И поэта обжигает надэкзистен­циальное чувство вековечности происходящего: «Под ветрами степного настоя, / В ожерелье садов и станиц / Чутко дремлет районная троя. / Под названием Танаис».
И даже взгляд шутливый у Ершова серьезен: «Мирно дремлет несознательная лошадь / Мордой в прошлое, а в нынешнее — задом». Картинка с натуры: в городке, где снимали исторический фильм, на меже, разделяющей былое и совре­менность, застыла сонная лошадь. От размаха этого на первый взгляд иронического образа мурашки бегут по спине. В какой-то мере Владимир Ершов сам, подобно той лошади, стоит лицом в прошлое: читает Геродота, как своего современника, переживает болдинское безделье, слышит колокола поверженного Херсонеса… Да и любовь к женщине красной нитью проходит через всю «сансару» лирического героя Ершова:
«Мы возлегли под звездным небом / У кромки вечного прибоя. / …И вечность на меня глядела / Твоими синими глазами».
«Полно! Слез твоих лето не стоит — / Далеко до зимы, до сумы. / В колокольной тягучей истоме / Вновь друг к другу потянемся мы».
Но что же роднит между собой таких непохожих участников ЗШ? Как отмечал Владимир Аристов, говоря о школе метаметафоры («Заметки о мета», «Арион», № 4, 1997): «Поэтическая школа»… — пре­дельно широкое понятие, характе­ризующее некоторое (скорей неяв­ное) объединение поэтов, которое формируется не столько рядом людей, сколько рядом идей… Школа — это… осознание и создание неко­торого пространства, помещения, определенного идеями. Где есть особые отношения к миру и взаимо­действия между участниками, где общность задается не догматически.
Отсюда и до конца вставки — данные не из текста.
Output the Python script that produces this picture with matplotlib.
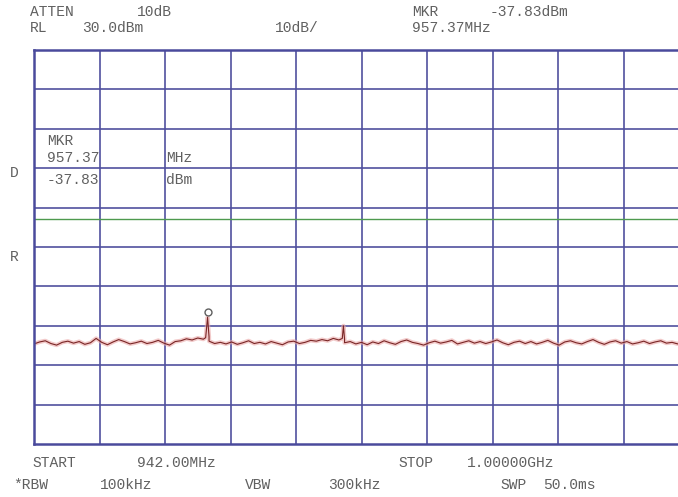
import numpy as np
import matplotlib
matplotlib.use("Agg")
import matplotlib.pyplot as plt

# sweep settings
start_mhz = 942.0
stop_mhz = 1000.0
ref_level = 30.0
db_per_div = 10.0
limit_dbm = -13.0

# trace: one reading every 0.5 MHz (942.0 ... 1000.0)
noise_dbm = [
    -44.6, -44.1, -43.8, -44.5, -44.9, -44.2, -43.9, -44.4, -44.0, -44.7,
    -44.3, -43.2, -44.2, -44.8, -44.1, -43.5, -44.0, -44.6, -44.3, -43.9,
    -44.5, -44.2, -43.7, -44.4, -44.9, -44.0, -43.8, -43.3, -43.6, -43.1,
    -43.4, -43.9, -44.5, -44.2, -44.6, -44.1, -44.7, -44.3, -43.8, -44.5,
    -44.2, -44.6, -44.0, -44.4, -44.8, -44.1, -43.9, -44.5, -44.2, -43.7,
    -43.9, -43.5, -43.8, -43.2, -43.6, -44.3, -44.0, -44.6, -44.2, -44.8,
    -44.1, -44.5, -43.8, -44.3, -44.7, -44.0, -43.6, -44.2, -44.5, -44.9,
    -44.3, -43.9, -44.4, -44.1, -43.7, -44.6, -44.2, -43.8, -44.4, -44.0,
    -44.5, -44.1, -43.6, -44.3, -44.8, -44.2, -43.9, -44.5, -44.0, -44.6,
    -44.2, -43.7, -44.4, -44.9, -44.1, -43.8, -44.3, -44.6, -44.0, -43.5,
    -44.2, -44.7, -44.1, -43.8, -44.4, -44.0, -44.6, -44.3, -43.9, -44.5,
    -44.1, -43.8, -44.4, -44.2, -44.6, -44.0, -44.3,
]
spike_mhz = [957.2, 957.37, 957.5, 969.3, 969.4, 969.5]
spike_dbm = [-43.0, -37.83, -42.8, -43.2, -40.0, -43.4]

mkr_mhz = 957.37
mkr_dbm = -37.83

freq = np.linspace(start_mhz, stop_mhz, len(noise_dbm))
f_all = np.concatenate([freq, spike_mhz])
l_all = np.concatenate([noise_dbm, spike_dbm])
order = np.argsort(f_all)
f_all, l_all = f_all[order], l_all[order]

W, H = 678, 497
fig = plt.figure(figsize=(W / 100, H / 100), dpi=100)
fig.patch.set_facecolor("white")

# grid box runs off the right edge like the screenshot
ax = fig.add_axes([34 / W, 1 - 444 / H, 655 / W, 394 / H])
ax.set_xlim(start_mhz, stop_mhz)
ax.set_ylim(ref_level - 10 * db_per_div, ref_level)
ax.set_xticks([])
ax.set_yticks([])
for s in ax.spines.values():
    s.set_color("#4a4a9c")
    s.set_linewidth(1.8)

grid_col = "#50509e"
for k in range(1, 10):
    ax.axvline(start_mhz + k * (stop_mhz - start_mhz) / 10, color=grid_col, lw=1.2)
    ax.axhline(ref_level - k * db_per_div, color=grid_col, lw=1.2)

ax.axhline(limit_dbm, color="#4e9a4e", lw=1.0)

# trace with soft halo
ax.plot(f_all, l_all, color="#eaa8a8", lw=3.0, alpha=0.6)
ax.plot(f_all, l_all, color="#7a2626", lw=0.8)
ax.plot([mkr_mhz], [mkr_dbm + 1.3], marker="o", ms=5, mfc="none",
        mec="#606060", mew=1.0)

tcol = "#606060"
fs = 10.5


def put(px, py, s):
    fig.text(px / W, 1 - py / H, s, color=tcol, fontsize=fs,
             va="center", ha="left", family=["Liberation Mono", "DejaVu Sans Mono"])


put(30, 12, "ATTEN")
put(137, 12, "10dB")
put(30, 28, "RL")
put(82, 28, "30.0dBm")
put(275, 28, "10dB/")
put(412, 12, "MKR")
put(490, 12, "-37.83dBm")
put(412, 28, "957.37MHz")

put(47, 141, "MKR")
put(47, 158, "957.37")
put(166, 158, "MHz")
put(47, 180, "-37.83")
put(166, 180, "dBm")
put(10, 173, "D")
put(10, 257, "R")

put(32, 463, "START")
put(137, 463, "942.00MHz")
put(398, 463, "STOP")
put(467, 463, "1.00000GHz")
put(13, 485, "*RBW")
put(100, 485, "100kHz")
put(245, 485, "VBW")
put(328, 485, "300kHz")
put(500, 485, "SWP")
put(543, 485, "50.0ms")

fig.savefig("out.png", dpi=100)
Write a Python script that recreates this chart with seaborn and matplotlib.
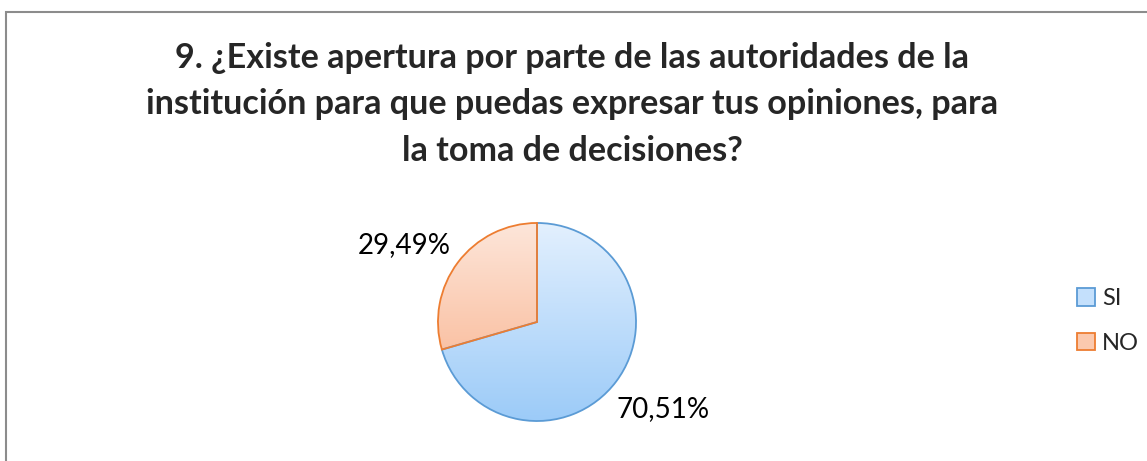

В таком широком понимании нет деления на «учителей» или «учени­ков», есть просто те, кто раньше начал учиться в таком пространстве и, может быть, «учить само про­странство»… Ангажированность, захваченность поэтической идеей, хотя может быть и неосознаваемая, — признак принадлежности к поэти­ческой школе». Очень точное заме­чание относительно «учить само пространство» — оно, вероятно, объясняет ход становления творчес­кой общности в коалициях, подоб­ных ЗШ.
Поэтическая идея ЗШ — роман­тическая, бунтарская. Ее техничес­кое воплощение — расположение творчества по оси времени не «горизонтально», как большинство стихов, а «вертикально», с ориенти­ром на вечность, с заведомым и упорным противостоянием злобод­невности, с залихватским расчетом на бессмертие. Этой идее служит у «заозерщиков» их стилистика — классическая, то есть вневремен­ная; красивый поэтический язык, «старомодно» исполненный смысла в комплексе формы и содержания, а не отделяющий их друг от друга; «опорные» размеры русского сти­хосложения — анапест, ямб, амфиб­рахий. По мнению Владимира Ершова, в таком ритме говорит с поэтом вся Вселенная: «И слышу… / …в сон степей российских / Врывается издалека / То легкий дактиль пассажирских, / то тяжкий ямб товарняка!».
И, конечно же, весь массив наследия ЗШ стоит полного литера­туроведческого исследования, как Париж стоит мессы.